常熟にて

常熟で働く日本人。常熟生活を綴ります。

常熟にて 2014年冬

2014年01月24日 09時16分47秒 | 日記

中国で暮らしているのだから、当然身の回りには中国語が溢れている。私にとって中国語は外国語である。世の中には語学の才に長けた人がいてその地にしばらく住んでいれば現地の言葉で自由にコミュニケーションできる人もいるようだが、残念ながら私にその才はないようだ。いつまでたっても思いを中国語で表現することはできない。畢竟通訳に頼って生活することになる。

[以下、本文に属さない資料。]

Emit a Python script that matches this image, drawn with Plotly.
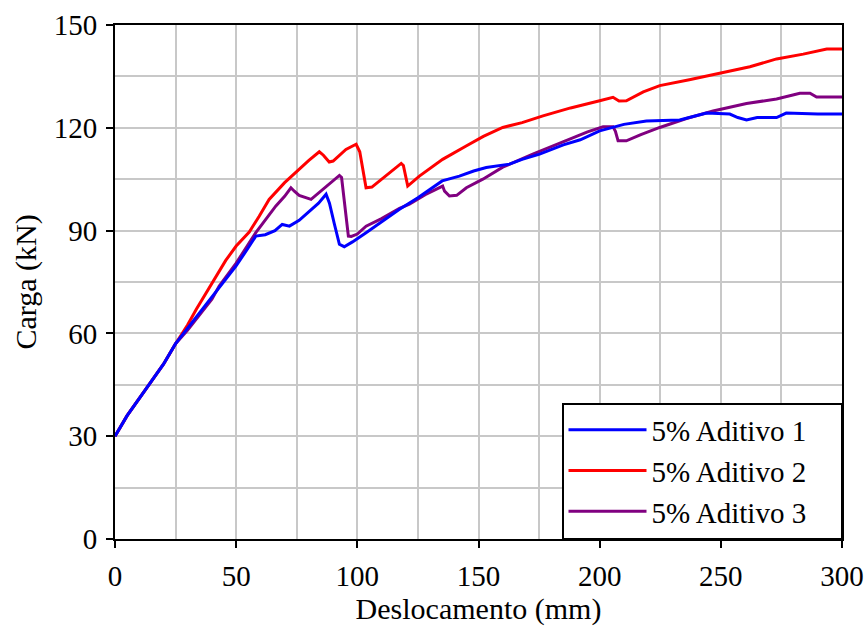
import plotly.graph_objects as go

# Data
aditivo1_x = [0, 5, 12, 20, 25, 30, 38.8, 45, 49.9, 55, 58.1, 62, 66, 69, 72, 76, 80, 84, 87.1, 88.5,
              90.5, 92.6, 94.6, 98, 103.6, 110, 117.4, 125, 130, 135, 142.1, 148, 153.2, 162.8, 168,
              175.2, 185, 192, 200, 210, 219.3, 233, 244.1, 253.7, 257, 260.6, 265, 273, 277, 290, 300]
aditivo1_y = [30, 36, 43, 51, 57, 61.5, 69.5, 75, 79.6, 85, 88.4, 88.8, 90, 91.8, 91.3, 93, 95.5, 98, 100.6, 98,
              92, 86, 85.3, 86.7, 89.4, 92.5, 96.2, 99.6, 102, 104.5, 105.9, 107.4, 108.4, 109.4, 110.8,
              112.3, 115, 116.5, 119.1, 121, 122, 122.3, 124.3, 124, 123, 122.3, 123, 123, 124.3, 124, 124]

aditivo2_x = [0, 5, 12, 20, 25, 30, 33.5, 39, 45.7, 50, 55.4, 59.5, 63.6, 70, 76, 80, 84.3, 86, 88.4, 90,
              95.3, 99.5, 101, 102.5, 103.6, 106, 110, 114, 118.1, 119, 120, 120.8, 125.6, 135.2, 144.9,
              152, 160, 168, 176.6, 188, 200, 205.5, 208, 211, 218, 224.8, 237, 249.6, 262, 273, 284, 293.7, 300]
aditivo2_y = [30, 36, 43, 51, 57, 62.5, 67, 73.6, 81.3, 85.5, 89.6, 94.2, 99.1, 104, 108, 110.5, 113, 112, 110, 110.3,
              113.7, 115.2, 113, 107, 102.5, 102.7, 105, 107.5, 109.6, 109, 105, 103, 105.9, 110.8, 114.7,
              117.5, 120.1, 121.5, 123.5, 125.8, 127.9, 128.9, 127.8, 127.9, 130.5, 132.3, 134, 135.9, 137.8, 140.1, 141.5, 143, 143]

aditivo3_x = [0, 5, 12, 20, 25, 30, 35, 40, 43, 50, 58.1, 62, 66.4, 70, 72.6, 74, 76, 80.9, 85, 90, 92.6, 93.5,
              95, 96.3, 97.5, 100, 103.6, 110, 117.4, 121.5, 128, 135.2, 136, 138, 141, 145, 151.8, 160,
              172.4, 180, 189, 195, 201.4, 205.5, 206.5, 207.6, 211, 217, 224.8, 235.8, 246.8, 255.1,
              260.6, 273, 282.6, 286.8, 289.5, 300]
aditivo3_y = [30, 36, 43, 51, 57, 61, 65.5, 70, 73.8, 80.5, 89.4, 93, 97.2, 100, 102.5, 101.5, 100.3, 99.1, 101.5, 104.5, 106.1, 105.5,
              96, 88.4, 88.3, 89, 91.3, 93.5, 96.5, 97.7, 100.5, 103, 101.5, 100.1, 100.3, 102.5, 105, 108.5,
              112.3, 114.5, 117.2, 118.8, 120.3, 120.3, 119, 116.2, 116.2, 118, 120.1, 122.7, 124.9, 126.2,
              127.1, 128.4, 130.1, 130.1, 129, 129]

series_names = ["5% Aditivo 1", "5% Aditivo 2", "5% Aditivo 3"]
series_colors = ["#0000FF", "#FF0000", "#800080"]

x_ticks = [0, 50, 100, 150, 200, 250, 300]
y_ticks = [0, 30, 60, 90, 120, 150]

FONT = "Liberation Serif, Times New Roman, serif"
PAD = "\u00a0" * 4  # right padding inside the legend box

fig = go.Figure()
data = [(aditivo2_x, aditivo2_y, 1), (aditivo3_x, aditivo3_y, 2), (aditivo1_x, aditivo1_y, 0)]
for xs, ys, i in data:
    fig.add_trace(go.Scatter(
        x=xs, y=ys, mode="lines", name=series_names[i] + PAD,
        line=dict(color=series_colors[i], width=3),
        legendrank=i + 1,
    ))

axis_common = dict(
    showline=True, linecolor="black", linewidth=2, mirror=True,
    ticks="outside", ticklen=7, tickwidth=2, tickcolor="black",
    showgrid=True, gridcolor="#c8c8c8", gridwidth=2, zeroline=False,
    tickfont=dict(family=FONT, size=29, color="black"),
    automargin=False, ticklabelstandoff=3,
)

fig.update_xaxes(
    range=[0, 300], tickvals=x_ticks,
    minor=dict(dtick=25, showgrid=True, gridcolor="#c8c8c8", gridwidth=2, ticks=""),
    title=dict(text="Deslocamento (mm)", font=dict(family=FONT, size=30, color="black"), standoff=6),
    **axis_common,
)
fig.update_yaxes(
    range=[0, 150], tickvals=y_ticks,
    minor=dict(dtick=15, showgrid=True, gridcolor="#c8c8c8", gridwidth=2, ticks=""),
    title=dict(text="Carga (kN)", font=dict(family=FONT, size=30, color="black"), standoff=8),
    **axis_common,
)

fig.update_layout(
    width=868, height=631,
    margin=dict(l=115, r=26, t=25, b=92),
    plot_bgcolor="white", paper_bgcolor="white",
    font=dict(family=FONT, color="black"),
    legend=dict(
        x=1, y=0, xanchor="right", yanchor="bottom",
        bgcolor="white", bordercolor="black", borderwidth=1.5,
        font=dict(family=FONT, size=29, color="black"),
        traceorder="normal", itemwidth=78,
    ),
    showlegend=True,
)

fig.write_html("out.html", config={"displayModeBar": False},
               post_script="document.body.style.margin='0';document.body.style.padding='0';")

では通訳を介せば不自由しないかというとそうでもない。日常あらゆるレベルのコミュニケーションにおいて隔靴掻痒の感が否めない。とりわけ“情感”に関わる表現となると不自由極まりない。中国常熟に住んで2年、中国生活ということでは3年近くになるが、振り返ってみるとこの間、言葉による感情の発露という経験が皆無と言ってよい。本当に言いたいことを言えず腹にためておくのは実に体に良くないものである。一般的に中国赴任のストレスというものは、生活習慣の違いもあるにはあろうが、もっとも致命傷になりうるのはメンタルな部分であることが多い。自殺者も多いと聞く。

ただよくよく考えるに、外国語はもちろんのこと、仮に母国語であっても真の感情というものはそうやすやすと表現できるものではないのではないか。そのように思う。このようなことは、日本にいて母国語である日本語のみで生活している時はついぞ考えたことのないことである。たとえば日本語で表現しうる内容を100としよう。ならばつなたい中国語、あるいは通訳を介して伝えうる量は50といったところか。しかし真に心の中にある思いのたけともいうべきものはおそらくオーダーの違う1000なり1万なりの数字になるのではないか。書き言葉とて同じことだ。

海外に住むと言葉の大切さを痛感する。言語の大切さを痛感すると共に、言語が本来いかに無力なものであるかを実感できるというのも、外国生活において知る一つの真理ではなかろうか。

そしてそれにつけても我々人間は、その無力な言語というものに多くを依存して生きていかねばならないということなのである。